Unlike public equity and debt instruments, there is no data set today that contains a representative record of the invested capital and return fate for private businesses for any of the primary security instruments: common shares, preferred shares, senior debt and mezzanine debt.
Ideally, this data would also be arranged by the amount of time required for the outcome to be realized and some recording of the company's capitalization at each observation (funding event).  Instead, what we have are company-level databases with incomplete records of returns on invested capital, data contributed by individual managers, aggregate fund manager returns and portfolios of managers (like Calpers).
 
Survivorship bias is one of the problems with company-level databases.  Having been polled by representatives from Thomson Venture Economics and the like as CFO of a private, venture-backed company, I can completely appreciate the limitations in the data:  if a company has something it is proud of (like a funding event, or successful acquisition), the company will talk about it (e.g.; the data will be recorded somewhere).  If a company does not obtain follow on financing or complete a successful exit, it is more likely than not that the message from the database provider will not be returned and such records will simply dead end with no account of the economic outcome.
 
John Cochrane at the University of Chicago has made one of the most serious attempts to measure the survivorship bias in venture capital manager returns.  Here is a link to John Cochrane's 2005 paper, The Risk and Return of Venture Capital  published by the Journal of Financial Economics Jan 2005.  The findings will be well understood by practitioners and for those that are more public market oriented, you have seen a similar story in the measurement of performance of investment partnerships, popularly if not always properly, referred to as "hedge" funds.  Note Malkiel's 2004 paper  and understand the critique:  WSJ story about the paper.   Thanks to George Van and company for discussing their hedge fund index return calculation methodology. Van Hedge paper
 
Abstract excerpted from John Cochrane's site: Estimates the mean return, standard deviation, alpha and beta of venture capital investments, correcting for selection bias that we only see returns for successful projects. Even if you don't like venture capital, the selection bias correction is interesting. Updated again, completely rerun, completely rewritten and much better. Original December 2000. Appendix containing data and program descriptions plus extra algebra.  See above data and programs link for data and programs.
 
 
Random sample of related links:
Hedge Fund Research, Inc (HRF) hedge fund indices.
 
Van Hedge hedge fund indices 
  
Battery Ventures co-founder explained why the risk reward in tech venture capital is not what it used to be.  Howard's podcast interview (on VentureVoice?) is quite entertaining as well.
 
Some people say that  90% of all venture capital returns have been generated by about 20 companies. If any of you have compiled the data, please forward it to us. 
 
In 2004, Michaelson was pointing out that there was too much money chasing traditional venture capital. 
 
Jeffrey Sohl and his team at UNH focus on angel investing. 
 
You will also see several books written about angel investing - none published through 2005 had any references to return data. 

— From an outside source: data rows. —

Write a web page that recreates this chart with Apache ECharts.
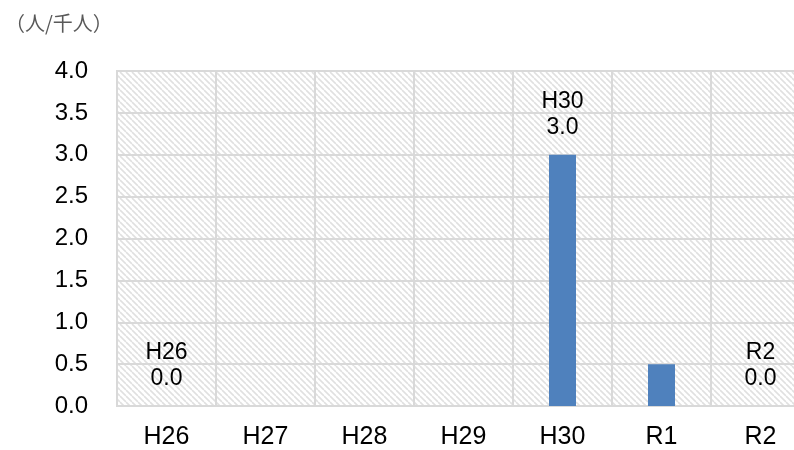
<!DOCTYPE html>
<html>
<head>
<meta charset="utf-8">
<script src="https://cdn.jsdelivr.net/npm/echarts@6/dist/echarts.min.js"></script>
<style>
html,body{margin:0;padding:0;background:#fff;}
#main{width:794px;height:450px;}
</style>
</head>
<body>
<div id="main"></div>
<script>
const categories = ['H26', 'H27', 'H28', 'H29', 'H30', 'R1', 'R2'];
const values = [0.0, 0.0, 0.0, 0.0, 3.0, 0.5, 0.0];
const labeledCategories = ['H26', 'H30', 'R2'];
const unitText = '（人/千人）';

// hatch pattern for plot background
const pc = document.createElement('canvas');
const s = 6;
pc.width = s; pc.height = s;
const ctx = pc.getContext('2d');
ctx.fillStyle = '#ffffff';
ctx.fillRect(0, 0, s, s);
ctx.strokeStyle = '#e0e0e0';
ctx.lineWidth = 1.6;
for (const off of [-s, 0, s]) {
  ctx.beginPath();
  ctx.moveTo(off, 0);
  ctx.lineTo(off + s, s);
  ctx.stroke();
}

const FONT = '"Liberation Sans", Arial, sans-serif';
const chart = echarts.init(document.getElementById('main'), null, {renderer: 'canvas'});

const seriesData = values.map((v, i) => ({
  value: v,
  label: { show: labeledCategories.includes(categories[i]) }
}));

chart.setOption({
  animation: false,
  title: {
    text: unitText,
    left: 0, top: 8,
    textStyle: { fontSize: 20, fontWeight: 'normal', color: '#595959', fontFamily: '"Noto Sans CJK JP", sans-serif' }
  },
  grid: {
    left: 117, top: 71, width: 693, height: 335,
    outerBoundsMode: 'none',
    containLabel: false,
    show: true,
    backgroundColor: { image: pc, repeat: 'repeat' },
    borderColor: '#d9d9d9', borderWidth: 2
  },
  xAxis: {
    type: 'category',
    data: categories,
    axisLine: { show: true, lineStyle: { color: '#d9d9d9', width: 2 } },
    axisTick: { show: false },
    splitLine: { show: true, lineStyle: { color: '#d9d9d9', width: 2 } },
    axisLabel: { color: '#000', fontSize: 25, fontFamily: FONT, margin: 19 }
  },
  yAxis: {
    type: 'value',
    min: 0, max: 4, interval: 0.5,
    axisLine: { show: false },
    axisTick: { show: false },
    splitLine: { show: true, lineStyle: { color: '#d9d9d9', width: 2 } },
    axisLabel: { color: '#000', fontSize: 24, fontFamily: FONT, margin: 29,
      formatter: v => v.toFixed(1) }
  },
  series: [{
    type: 'bar',
    data: seriesData,
    barWidth: 27,
    itemStyle: { color: '#4f81bd' },
    label: {
      show: false,
      position: 'top',
      distance: 14,
      color: '#000',
      fontSize: 23,
      lineHeight: 26,
      fontFamily: FONT,
      align: 'center',
      formatter: p => p.name + '\n' + Number(p.value).toFixed(1)
    }
  }]
});
</script>
</body>
</html>
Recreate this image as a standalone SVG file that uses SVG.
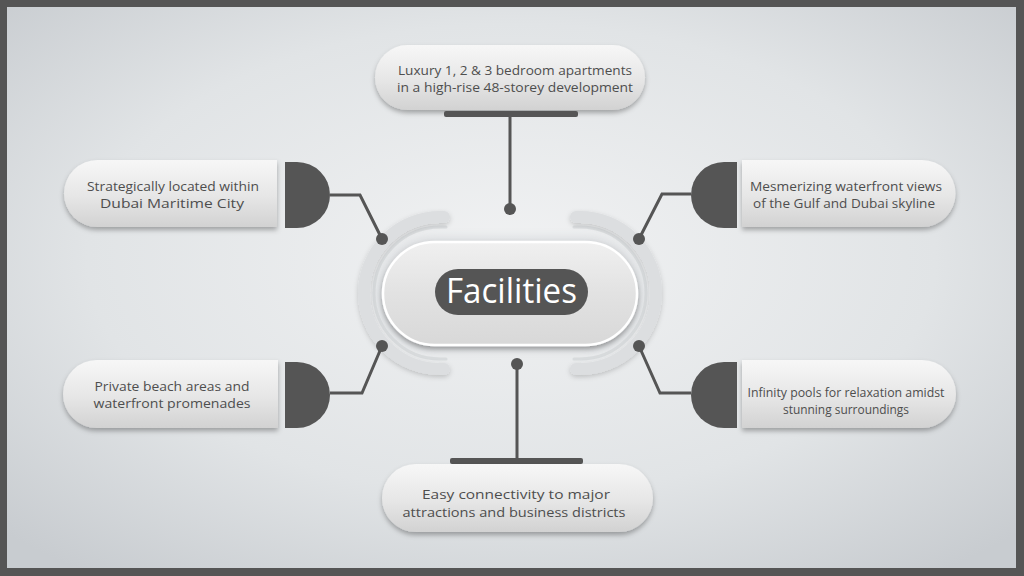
<svg xmlns="http://www.w3.org/2000/svg" width="1024" height="576" viewBox="0 0 1024 576">
  <defs>
    <radialGradient id="bg" cx="0.5" cy="0.45" r="0.7">
      <stop offset="0" stop-color="#f1f2f3"/>
      <stop offset="0.6" stop-color="#e1e4e6"/>
      <stop offset="1" stop-color="#c8ccd0"/>
    </radialGradient>
    <linearGradient id="pill" x1="0" y1="0" x2="0" y2="1">
      <stop offset="0" stop-color="#f7f7f7"/>
      <stop offset="0.55" stop-color="#e6e6e6"/>
      <stop offset="1" stop-color="#d2d2d2"/>
    </linearGradient>
    <linearGradient id="center" x1="0" y1="0" x2="0" y2="1">
      <stop offset="0" stop-color="#f0f0f0"/>
      <stop offset="0.5" stop-color="#e2e2e2"/>
      <stop offset="1" stop-color="#d8d8d8"/>
    </linearGradient>
    <filter id="sh" x="-20%" y="-30%" width="140%" height="170%">
      <feDropShadow dx="0" dy="3" stdDeviation="2.5" flood-color="#000" flood-opacity="0.3"/>
    </filter>
    <filter id="soft" x="-20%" y="-30%" width="140%" height="160%">
      <feDropShadow dx="0" dy="2" stdDeviation="2.5" flood-color="#000" flood-opacity="0.18"/>
    </filter>
    <filter id="blur" x="-20%" y="-30%" width="140%" height="160%">
      <feGaussianBlur stdDeviation="5"/>
    </filter>
  </defs>
  <style>
    .txt { font-family: "Open Sans", "Liberation Sans", sans-serif; font-size: 13.5px; fill: #4e4e4e; text-anchor: middle; }
    .dark { fill: #555555; }
    .line { fill: none; stroke: #555555; stroke-width: 3; stroke-linejoin: miter; }
    .arc { fill: none; stroke: #dcdee0; stroke-width: 12; stroke-linecap: round; }
    .arcsh { fill: none; stroke: #c8cbce; stroke-width: 3; stroke-linecap: round; opacity: 0.5; }
    .pill { fill: url(#pill); filter: url(#sh); }
  </style>

  <rect x="0" y="0" width="1024" height="576" fill="#555555"/>
  <rect x="7" y="7" width="1009" height="561" fill="url(#bg)"/>

  <g id="connectors">
    <path class="line" d="M510,117 V209"/>
    <path class="line" d="M517,364 V459"/>
    <path class="line" d="M330,195 H360 L382,239"/>
    <path class="line" d="M691,194 H662 L639,239"/>
    <path class="line" d="M330,393 H362 L382,346"/>
    <path class="line" d="M691,393 H660 L639,346"/>
  </g>

  <g id="center-node">
    <rect x="376" y="237" width="268" height="114" rx="57" fill="#c2c6ca" filter="url(#blur)" opacity="0.45"/>
    <path class="arcsh" d="M446,227 H440 A66 66 0 0 0 440 359 H446"/>
    <path class="arc" d="M444,217 H440 A76 76 0 0 0 440 369 H444" filter="url(#soft)"/>
    <path class="arcsh" d="M574,227 H580 A66 66 0 0 1 580 359 H574"/>
    <path class="arc" d="M576,217 H580 A76 76 0 0 1 580 369 H576" filter="url(#soft)"/>
    <rect x="383" y="242" width="254" height="103" rx="51.5" fill="url(#center)" stroke="#ffffff" stroke-width="2.5" filter="url(#sh)"/>
    <rect class="dark" x="435" y="269" width="153" height="46" rx="23"/>
    <text x="511.5" y="303" font-family="'Open Sans', 'Liberation Sans', sans-serif" font-size="34" fill="#ffffff" text-anchor="middle" textLength="131" lengthAdjust="spacingAndGlyphs">Facilities</text>
    <circle class="dark" cx="510" cy="209" r="6"/>
    <circle class="dark" cx="517" cy="364" r="6"/>
    <circle class="dark" cx="382" cy="239" r="6"/>
    <circle class="dark" cx="382" cy="346" r="6"/>
    <circle class="dark" cx="639" cy="239" r="6"/>
    <circle class="dark" cx="639" cy="346" r="6"/>
  </g>

  <g id="node-top">
    <rect class="pill" x="375" y="45" width="270" height="65" rx="32.5"/>
    <rect class="dark" x="444" y="111" width="134" height="6" rx="2"/>
    <text class="txt" x="515" y="75" textLength="234" lengthAdjust="spacingAndGlyphs">Luxury 1, 2 &amp; 3 bedroom apartments</text>
    <text class="txt" x="515" y="92" textLength="236" lengthAdjust="spacingAndGlyphs">in a high-rise 48-storey development</text>
  </g>

  <g id="node-bottom">
    <rect class="dark" x="450" y="458" width="133" height="6" rx="2"/>
    <rect class="pill" x="382" y="464" width="271" height="68" rx="34"/>
    <text class="txt" x="516" y="499" textLength="188" lengthAdjust="spacingAndGlyphs">Easy connectivity to major</text>
    <text class="txt" x="514" y="517" textLength="223" lengthAdjust="spacingAndGlyphs">attractions and business districts</text>
  </g>

  <g id="node-left-top">
    <path class="pill" d="M97.5,160 H277 V227 H97.5 A33.5 33.5 0 0 1 97.5 160 Z"/>
    <path class="dark" d="M285,162 H297 A33 33 0 0 1 297 228 H285 Z"/>
    <text class="txt" x="173" y="191" textLength="172" lengthAdjust="spacingAndGlyphs">Strategically located within</text>
    <text class="txt" x="172" y="208" textLength="144" lengthAdjust="spacingAndGlyphs">Dubai Maritime City</text>
  </g>

  <g id="node-right-top">
    <path class="pill" d="M742,160 H922 A33.5 33.5 0 0 1 922 227 H742 Z"/>
    <path class="dark" d="M737,162 H724 A33 33 0 0 0 724 228 H737 Z"/>
    <text class="txt" x="846" y="191" textLength="192" lengthAdjust="spacingAndGlyphs">Mesmerizing waterfront views</text>
    <text class="txt" x="844" y="208" textLength="182" lengthAdjust="spacingAndGlyphs">of the Gulf and Dubai skyline</text>
  </g>

  <g id="node-left-bottom">
    <path class="pill" d="M97,360 H278 V428 H97 A34 34 0 0 1 97 360 Z"/>
    <path class="dark" d="M285,362 H297 A33 33 0 0 1 297 428 H285 Z"/>
    <text class="txt" x="172" y="391" textLength="155" lengthAdjust="spacingAndGlyphs">Private beach areas and</text>
    <text class="txt" x="172" y="408" textLength="157" lengthAdjust="spacingAndGlyphs">waterfront promenades</text>
  </g>

  <g id="node-right-bottom">
    <path class="pill" d="M742,360 H922 A34 34 0 0 1 922 428 H742 Z"/>
    <path class="dark" d="M737,362 H724 A33 33 0 0 0 724 428 H737 Z"/>
    <text class="txt" x="846" y="397" font-size="13" textLength="197" lengthAdjust="spacingAndGlyphs">Infinity pools for relaxation amidst</text>
    <text class="txt" x="846" y="414" font-size="13" textLength="126" lengthAdjust="spacingAndGlyphs">stunning surroundings</text>
  </g>
</svg>
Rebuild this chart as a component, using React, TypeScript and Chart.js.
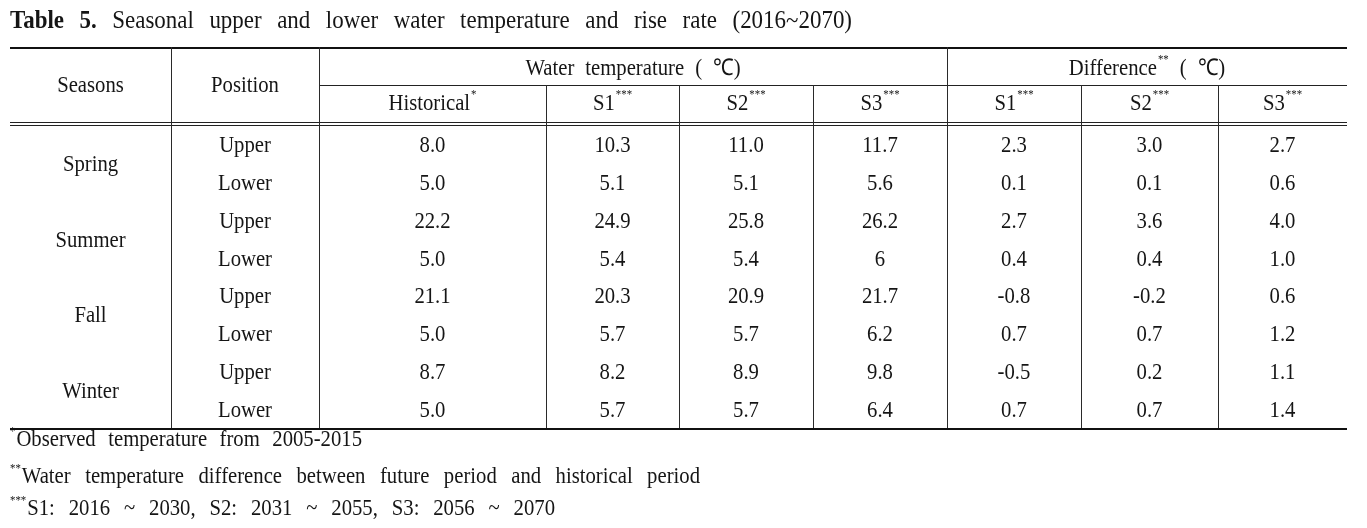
import React, { useEffect, useRef } from "react";
import { Chart, registerables } from "chart.js";

Chart.register(...registerables);

// ---------- data ----------
const titleBold = "Table 5.";
const titleText = "Seasonal upper and lower water temperature and rise rate (2016~2070)";

const seasons = ["Spring", "Summer", "Fall", "Winter"];
const positions = ["Upper", "Lower"];

const headSeasons = "Seasons";
const headPosition = "Position";
const groupHeaders = ["Water temperature ( ℃)", "Difference ( ℃)"];
const groupHeaderSups = ["", "**"];
const subHeaders = ["Historical", "S1", "S2", "S3", "S1", "S2", "S3"];
const subHeaderSups = ["*", "***", "***", "***", "***", "***", "***"];

const historical = ["8.0", "5.0", "22.2", "5.0", "21.1", "5.0", "8.7", "5.0"];
const s1 = ["10.3", "5.1", "24.9", "5.4", "20.3", "5.7", "8.2", "5.7"];
const s2 = ["11.0", "5.1", "25.8", "5.4", "20.9", "5.7", "8.9", "5.7"];
const s3 = ["11.7", "5.6", "26.2", "6", "21.7", "6.2", "9.8", "6.4"];
const diffS1 = ["2.3", "0.1", "2.7", "0.4", "-0.8", "0.7", "-0.5", "0.7"];
const diffS2 = ["3.0", "0.1", "3.6", "0.4", "-0.2", "0.7", "0.2", "0.7"];
const diffS3 = ["2.7", "0.6", "4.0", "1.0", "0.6", "1.2", "1.1", "1.4"];

const footnoteMarks = ["*", "**", "***"];
const footnoteTexts = [
  "Observed temperature from 2005-2015",
  "Water temperature difference between future period and historical period",
  "S1: 2016 ~ 2030, S2: 2031 ~ 2055, S3: 2056 ~ 2070",
];

// ---------- layout (scale units) ----------
const W = 1367;
const H = 528;
const colEdges = [10, 171, 319, 546, 679, 813, 947, 1081, 1218, 1347];
const Y_TOP = 47;
const Y_MID = 85;
const Y_DBL1 = 122;
const Y_DBL2 = 125;
const Y_BOT = 428;
const TITLE_Y = 21;
const TITLE_END = 852;
const FOOT_Y = [440, 477, 509];
const FOOT_END = [362, 700, 555];

const FAM = "'Liberation Serif', 'Times New Roman', serif";
const BODY_SX = 0.9;
const FS = 23;
const TITLE_FS = 25.5;
const TITLE_SX = 0.9;
const SUPFS = 12;
const INK = "#151515";
const GAP = 11;

let SX = BODY_SX;

type Word = { t: string; sup?: string; pre?: string; bold?: boolean };

function font(ctx: CanvasRenderingContext2D, size: number, bold?: boolean) {
  ctx.font = `${bold ? "bold " : ""}${size}px ${FAM}`;
}

function wordWidth(ctx: CanvasRenderingContext2D, w: Word, size: number) {
  let total = 0;
  if (w.pre) {
    font(ctx, SUPFS);
    total += ctx.measureText(w.pre).width * SX + 1;
  }
  font(ctx, size, w.bold);
  total += ctx.measureText(w.t).width * SX;
  if (w.sup) {
    font(ctx, SUPFS);
    total += ctx.measureText(w.sup).width * SX + 1;
  }
  return total;
}

function drawWord(ctx: CanvasRenderingContext2D, w: Word, x: number, y: number, size: number) {
  let cx = x;
  ctx.textAlign = "left";
  ctx.textBaseline = "middle";
  if (w.pre) {
    font(ctx, SUPFS);
    ctx.save();
    ctx.translate(cx, y - 8);
    ctx.scale(SX, 1);
    ctx.fillText(w.pre, 0, 0);
    ctx.restore();
    cx += ctx.measureText(w.pre).width * SX + 1;
  }
  font(ctx, size, w.bold);
  ctx.save();
  ctx.translate(cx, y);
  ctx.scale(SX, 1);
  ctx.fillText(w.t, 0, 0);
  ctx.restore();
  cx += ctx.measureText(w.t).width * SX;
  if (w.sup) {
    cx += 1;
    font(ctx, SUPFS);
    ctx.save();
    ctx.translate(cx, y - 9);
    ctx.scale(SX, 1);
    ctx.fillText(w.sup, 0, 0);
    ctx.restore();
  }
}

function drawRun(
  ctx: CanvasRenderingContext2D,
  words: Word[],
  x: number,
  y: number,
  align: "left" | "center",
  gap: number,
  size = FS
) {
  const ws = words.map((w) => wordWidth(ctx, w, size));
  const total = ws.reduce((a, b) => a + b, 0) + gap * (words.length - 1);
  let cx = align === "center" ? x - total / 2 : x;
  words.forEach((w, i) => {
    drawWord(ctx, w, cx, y, size);
    cx += ws[i] + gap;
  });
}

function fitGap(ctx: CanvasRenderingContext2D, words: Word[], width: number, size = FS) {
  const ws = words.map((w) => wordWidth(ctx, w, size));
  const sum = ws.reduce((a, b) => a + b, 0);
  return Math.max(4, (width - sum) / Math.max(1, words.length - 1));
}

function toWords(text: string, sup?: string): Word[] {
  const parts = text.split(" ");
  return parts.map((t, i) => ({ t, sup: i === 0 && sup ? sup : undefined }));
}

const tablePlugin = {
  id: "tablePlugin",
  afterDraw(chart: any) {
    const ctx: CanvasRenderingContext2D = chart.ctx;
    const xs = chart.scales.x;
    const ys = chart.scales.y;
    const px = (v: number) => xs.getPixelForValue(v);
    const py = (v: number) => ys.getPixelForValue(v);
    ctx.save();
    ctx.fillStyle = INK;

    // title
    SX = TITLE_SX;
    const tWords: Word[] = [
      ...titleBold.split(" ").map((t) => ({ t, bold: true })),
      ...titleText.split(" ").map((t) => ({ t })),
    ];
    const tGap = fitGap(ctx, tWords, px(TITLE_END) - px(colEdges[0]), TITLE_FS);
    drawRun(ctx, tWords, px(colEdges[0]), py(TITLE_Y), "left", tGap, TITLE_FS);
    SX = BODY_SX;

    // lines
    const hline = (x1: number, x2: number, y: number, lw: number, col: string) => {
      ctx.beginPath();
      ctx.strokeStyle = col;
      ctx.lineWidth = lw;
      ctx.moveTo(px(x1), py(y));
      ctx.lineTo(px(x2), py(y));
      ctx.stroke();
    };
    const vline = (x: number, y1: number, y2: number) => {
      ctx.beginPath();
      ctx.strokeStyle = "#2a2a2a";
      ctx.lineWidth = 1;
      ctx.moveTo(Math.round(px(x)) + 0.5, py(y1));
      ctx.lineTo(Math.round(px(x)) + 0.5, py(y2));
      ctx.stroke();
    };
    const L = colEdges[0];
    const R = colEdges[colEdges.length - 1];
    hline(L, R, Y_TOP + 1, 2, "#111");
    hline(colEdges[2], R, Y_MID + 0.5, 1, "#222");
    hline(L, R, Y_DBL1 + 0.5, 1.2, "#222");
    hline(L, R, Y_DBL2 + 0.5, 1.2, "#222");
    hline(L, R, Y_BOT + 1, 2, "#111");
    [1, 2, 6].forEach((i) => vline(colEdges[i], Y_TOP, Y_BOT));
    [3, 4, 5, 7, 8].forEach((i) => vline(colEdges[i], Y_MID, Y_BOT));

    const cx = (i: number) => px((colEdges[i] + colEdges[i + 1]) / 2);

    // headers
    ctx.fillStyle = INK;
    drawRun(ctx, [{ t: headSeasons }], cx(0), py(86), "center", GAP);
    drawRun(ctx, [{ t: headPosition }], cx(1), py(86), "center", GAP);
    drawRun(ctx, toWords(groupHeaders[0], groupHeaderSups[0]), px((colEdges[2] + colEdges[6]) / 2), py(69), "center", GAP);
    drawRun(ctx, toWords(groupHeaders[1], groupHeaderSups[1]), px((colEdges[6] + colEdges[9]) / 2), py(69), "center", GAP);
    subHeaders.forEach((h, i) => {
      drawRun(ctx, [{ t: h, sup: subHeaderSups[i] }], cx(i + 2), py(104), "center", GAP);
    });

    // body
    const rowH = (Y_BOT - Y_DBL2) / (seasons.length * positions.length);
    const cols = [historical, s1, s2, s3, diffS1, diffS2, diffS3];
    seasons.forEach((s, si) => {
      const yS = Y_DBL2 + (si * 2 + 1) * rowH;
      drawRun(ctx, [{ t: s }], cx(0), py(yS + 2), "center", GAP);
      positions.forEach((p, pi) => {
        const r = si * 2 + pi;
        const yR = Y_DBL2 + (r + 0.5) * rowH + 2;
        drawRun(ctx, [{ t: p }], cx(1), py(yR), "center", GAP);
        cols.forEach((col, ci) => {
          drawRun(ctx, [{ t: col[r] }], cx(ci + 2), py(yR), "center", GAP);
        });
      });
    });

    // footnotes
    footnoteTexts.forEach((t, i) => {
      const words = toWords(t);
      words[0] = { ...words[0], pre: footnoteMarks[i] };
      const g = fitGap(ctx, words, px(FOOT_END[i]) - px(L));
      drawRun(ctx, words, px(L), py(FOOT_Y[i]), "left", g);
    });
    ctx.restore();
  },
};

export default function App() {
  const ref = useRef<HTMLCanvasElement | null>(null);
  useEffect(() => {
    if (!ref.current) return;
    const chart = new Chart(ref.current, {
      type: "scatter",
      data: { datasets: [{ data: [], pointRadius: 0 }] },
      options: {
        animation: false,
        responsive: false,
        maintainAspectRatio: false,
        layout: { padding: 0 },
        plugins: { legend: { display: false }, tooltip: { enabled: false } },
        scales: {
          x: { type: "linear", min: 0, max: W, display: false },
          y: { type: "linear", min: 0, max: H, reverse: true, display: false },
        },
      },
      plugins: [tablePlugin],
    });
    return () => chart.destroy();
  }, []);
  return (
    <div style={{ position: "absolute", left: 0, top: 0, width: W, height: H, background: "#fff" }}>
      <canvas ref={ref} width={W} height={H} style={{ display: "block" }} />
    </div>
  );
}
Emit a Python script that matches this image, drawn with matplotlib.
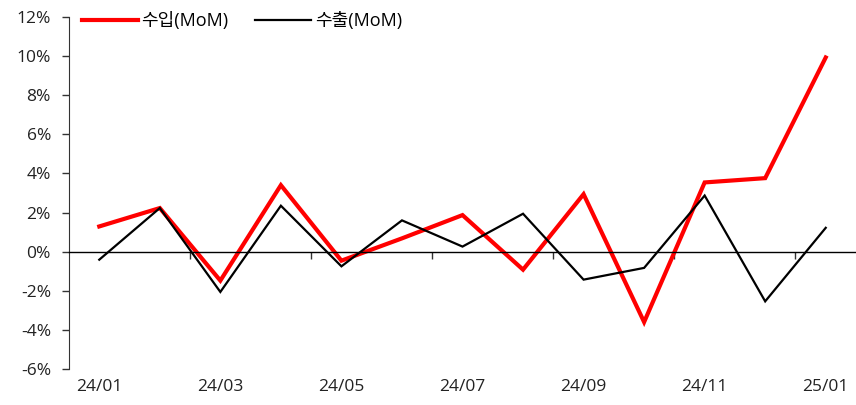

You will not find the data on the ACA site either.
 
Aspiring entrepreneurs in the Boston area should consider the MIT Enterprise Forum.

Finally. A market-based solution to the problem (that many have had) in valuing stock options. Google employee stock options made marketable with SEC approval.  

As it relates to asset pricing, or expected returns of various assets, we can think beyond historical data to pursue an understanding of our own behavior - as individual participants and collectively in the way we behave in "markets".  Business people who make their trade pricing risk might consider Yeats' dual gyres described in 1921 or Soros' notion of reflexivity in 1987.